● **Do this**: Only the lines from the start of the data through the one containing "(rtxt) at (502,231)" belong in your answer; return them exactly.
== Data section ==
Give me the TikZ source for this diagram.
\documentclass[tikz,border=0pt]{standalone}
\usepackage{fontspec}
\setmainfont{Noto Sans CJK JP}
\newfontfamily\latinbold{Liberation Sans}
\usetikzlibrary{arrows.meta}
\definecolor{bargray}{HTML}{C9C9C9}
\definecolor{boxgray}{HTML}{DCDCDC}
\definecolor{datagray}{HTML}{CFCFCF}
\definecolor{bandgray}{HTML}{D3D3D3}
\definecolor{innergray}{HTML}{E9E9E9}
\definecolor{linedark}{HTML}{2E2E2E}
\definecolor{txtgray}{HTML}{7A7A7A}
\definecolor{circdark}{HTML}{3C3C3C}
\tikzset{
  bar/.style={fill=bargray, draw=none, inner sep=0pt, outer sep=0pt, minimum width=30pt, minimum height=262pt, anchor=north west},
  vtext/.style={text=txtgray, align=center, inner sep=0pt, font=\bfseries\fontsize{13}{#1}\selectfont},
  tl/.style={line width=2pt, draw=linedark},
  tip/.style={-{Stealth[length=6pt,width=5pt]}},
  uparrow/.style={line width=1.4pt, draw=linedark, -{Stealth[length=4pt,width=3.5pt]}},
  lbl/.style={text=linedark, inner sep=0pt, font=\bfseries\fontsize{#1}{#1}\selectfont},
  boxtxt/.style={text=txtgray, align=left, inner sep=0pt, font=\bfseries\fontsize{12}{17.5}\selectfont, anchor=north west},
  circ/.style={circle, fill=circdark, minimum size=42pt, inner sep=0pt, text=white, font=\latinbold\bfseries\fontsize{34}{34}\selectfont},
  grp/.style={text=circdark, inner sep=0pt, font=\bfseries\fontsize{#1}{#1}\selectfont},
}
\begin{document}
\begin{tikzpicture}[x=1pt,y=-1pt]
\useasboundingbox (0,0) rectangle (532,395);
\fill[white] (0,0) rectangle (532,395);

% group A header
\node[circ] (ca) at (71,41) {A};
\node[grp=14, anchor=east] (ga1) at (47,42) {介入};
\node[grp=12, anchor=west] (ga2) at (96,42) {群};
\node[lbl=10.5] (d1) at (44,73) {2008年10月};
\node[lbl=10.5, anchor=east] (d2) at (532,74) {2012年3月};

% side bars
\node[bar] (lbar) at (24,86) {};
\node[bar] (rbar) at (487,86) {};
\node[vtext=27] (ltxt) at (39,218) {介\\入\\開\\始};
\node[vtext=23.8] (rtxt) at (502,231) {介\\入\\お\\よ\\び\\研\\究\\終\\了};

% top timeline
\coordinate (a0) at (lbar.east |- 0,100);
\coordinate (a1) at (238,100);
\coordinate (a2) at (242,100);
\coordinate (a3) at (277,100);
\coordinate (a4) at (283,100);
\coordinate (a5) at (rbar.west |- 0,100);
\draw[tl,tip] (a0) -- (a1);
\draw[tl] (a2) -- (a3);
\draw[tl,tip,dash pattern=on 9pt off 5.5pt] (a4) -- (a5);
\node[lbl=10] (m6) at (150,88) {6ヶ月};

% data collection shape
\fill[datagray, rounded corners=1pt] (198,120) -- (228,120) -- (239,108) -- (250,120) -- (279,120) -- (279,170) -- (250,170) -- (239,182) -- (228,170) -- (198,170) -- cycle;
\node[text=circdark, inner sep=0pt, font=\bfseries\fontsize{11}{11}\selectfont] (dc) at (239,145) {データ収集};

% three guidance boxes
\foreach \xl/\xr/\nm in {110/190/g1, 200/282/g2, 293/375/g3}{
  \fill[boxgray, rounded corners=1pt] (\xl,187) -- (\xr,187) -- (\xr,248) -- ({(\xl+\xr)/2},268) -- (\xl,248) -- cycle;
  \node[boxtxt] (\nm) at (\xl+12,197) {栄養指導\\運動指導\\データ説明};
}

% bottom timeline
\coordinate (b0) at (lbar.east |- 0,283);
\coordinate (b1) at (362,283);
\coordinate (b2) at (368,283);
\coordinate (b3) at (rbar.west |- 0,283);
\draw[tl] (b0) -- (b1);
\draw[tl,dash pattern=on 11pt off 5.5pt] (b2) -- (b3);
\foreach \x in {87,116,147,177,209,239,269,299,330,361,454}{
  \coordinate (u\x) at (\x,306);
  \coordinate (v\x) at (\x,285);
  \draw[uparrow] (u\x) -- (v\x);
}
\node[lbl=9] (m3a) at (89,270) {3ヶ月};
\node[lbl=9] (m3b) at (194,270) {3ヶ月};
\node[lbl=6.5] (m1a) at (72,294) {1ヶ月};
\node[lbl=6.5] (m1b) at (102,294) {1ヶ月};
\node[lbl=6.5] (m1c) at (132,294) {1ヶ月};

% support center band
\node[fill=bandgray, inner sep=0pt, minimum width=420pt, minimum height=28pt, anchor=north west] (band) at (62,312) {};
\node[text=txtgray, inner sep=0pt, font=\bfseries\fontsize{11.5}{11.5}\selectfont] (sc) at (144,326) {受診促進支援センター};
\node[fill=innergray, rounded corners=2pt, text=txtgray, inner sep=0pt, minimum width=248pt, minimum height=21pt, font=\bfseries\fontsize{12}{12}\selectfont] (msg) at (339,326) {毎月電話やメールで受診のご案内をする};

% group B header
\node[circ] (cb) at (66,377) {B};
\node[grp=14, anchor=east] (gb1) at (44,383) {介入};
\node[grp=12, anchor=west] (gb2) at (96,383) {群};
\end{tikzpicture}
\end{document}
===
● **Result below**:
Give me the TikZ source for this diagram.
\documentclass[tikz,border=0pt]{standalone}
\usepackage{fontspec}
\setmainfont{Noto Sans CJK JP}
\newfontfamily\latinbold{Liberation Sans}
\usetikzlibrary{arrows.meta}
\definecolor{bargray}{HTML}{C9C9C9}
\definecolor{boxgray}{HTML}{DCDCDC}
\definecolor{datagray}{HTML}{CFCFCF}
\definecolor{bandgray}{HTML}{D3D3D3}
\definecolor{innergray}{HTML}{E9E9E9}
\definecolor{linedark}{HTML}{2E2E2E}
\definecolor{txtgray}{HTML}{7A7A7A}
\definecolor{circdark}{HTML}{3C3C3C}
\tikzset{
  bar/.style={fill=bargray, draw=none, inner sep=0pt, outer sep=0pt, minimum width=30pt, minimum height=262pt, anchor=north west},
  vtext/.style={text=txtgray, align=center, inner sep=0pt, font=\bfseries\fontsize{13}{#1}\selectfont},
  tl/.style={line width=2pt, draw=linedark},
  tip/.style={-{Stealth[length=6pt,width=5pt]}},
  uparrow/.style={line width=1.4pt, draw=linedark, -{Stealth[length=4pt,width=3.5pt]}},
  lbl/.style={text=linedark, inner sep=0pt, font=\bfseries\fontsize{#1}{#1}\selectfont},
  boxtxt/.style={text=txtgray, align=left, inner sep=0pt, font=\bfseries\fontsize{12}{17.5}\selectfont, anchor=north west},
  circ/.style={circle, fill=circdark, minimum size=42pt, inner sep=0pt, text=white, font=\latinbold\bfseries\fontsize{34}{34}\selectfont},
  grp/.style={text=circdark, inner sep=0pt, font=\bfseries\fontsize{#1}{#1}\selectfont},
}
\begin{document}
\begin{tikzpicture}[x=1pt,y=-1pt]
\useasboundingbox (0,0) rectangle (532,395);
\fill[white] (0,0) rectangle (532,395);

% group A header
\node[circ] (ca) at (71,41) {A};
\node[grp=14, anchor=east] (ga1) at (47,42) {介入};
\node[grp=12, anchor=west] (ga2) at (96,42) {群};
\node[lbl=10.5] (d1) at (44,73) {2008年10月};
\node[lbl=10.5, anchor=east] (d2) at (532,74) {2012年3月};

% side bars
\node[bar] (lbar) at (24,86) {};
\node[bar] (rbar) at (487,86) {};
\node[vtext=27] (ltxt) at (39,218) {介\\入\\開\\始};
\node[vtext=23.8] (rtxt) at (502,231) {介\\入\\お\\よ\\び\\研\\究\\終\\了};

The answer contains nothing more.